One of the things you always hear about leadership is that despite all the executive programs, all the training, and all the books, there’s a shortage of leaders. And similarly with innovation; despite all the books on and study of innovation, it remains largely a mystery to most organizations.
Yes. I think that is because people don’t really understand the connection between leadership, what leaders think they’re supposed to be doing, and what it actually takes to build an organization that can be innovative. They’re disconnected disciplines. I don’t think we have much insight into what an individual leader should be doing or thinking about, or how people should think about what the role of that leader should be if she wants to be innovative.
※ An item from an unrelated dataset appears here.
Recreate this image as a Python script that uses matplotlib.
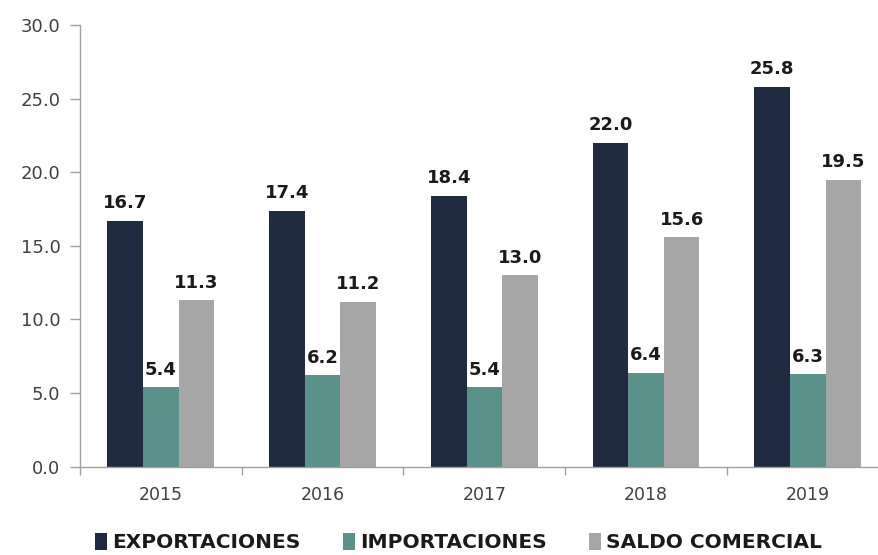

Everybody has a slice of genius in his organization. How do you combine those slices of genius in integrated ways to come up with solutions to problems? Some people would say, you don’t want that many geniuses, because then there’s the too-many-cooks-in-the-kitchen problem. Well, there are organizations that have figured out how you can have lots of cooks in the kitchen and still have them cook an absolutely fabulous meal.

Pixar has been a very successful studio, financially, artistically, and technologically, and that really goes back to how the people there think about leadership. No place is perfect, but Pixar has a certain way of thinking about what it’s up to and what leadership is about that has allowed it to create a community culture with the capabilities that are essential for innovative problem solving.

What surprised you along the way with the research?
Well, there were two things. The first big one was that the fields of leadership and innovation were so separate, so very siloed.

The other was that when we first went through the data, we picked up themes about the norms in the organizations, about how you’re supposed to interact with people or how you’re supposed to treat people. What we didn’t pick up on until we began to look a little bit more at the capabilities of these organizations was that there were also norms about how you’re supposed to think about a problem. So that was a surprise. As we tried to explain what we were seeing in certain settings, we said, “This isn’t about how you interact with people; this is really about how you frame and solve problems.” Because these organizations have some norms about how you’re supposed to think about problems, and that’s one of the things that allows them to get through the too-many-cooks-in-the-kitchen problem.

In many ways, it seems that we have preferred a simple explanation of how leading innovation works rather than the complex reality.
I think that people like simple, relatively speaking. Things need to be simpler as opposed to more complex, and this led to the worshipping of a myth about how innovation happens. Albert Einstein did not work alone and have an aha experience. Innovation is collaborative. Howard Gardner talks about the social process and the environment that affects creativity.

I think leading change is different from leading innovation. So there’s not one right way to lead in all circumstances, and a lot of the work on leadership versus management came from organizations that were failing suddenly and had to be revived and turned around. Change is not exactly the same as innovation. They’re somewhat different issues.

How does this work relate to your book Being the Boss?
In Being the Boss, the second imperative was managing your network. Many people, when they think about leadership, think only about managing people over whom they have formal authority. But in today’s organization, you also need to think about managing people that you don’t have formal authority over.

It came from me talking to a lot of my former students and executives I worked with and seeing their common missteps. Why weren’t they realizing their potential, and why weren’t they powerful? They weren’t thinking about leadership in a way that helped them really address what they needed to—that it’s about yourself, your network, and your team.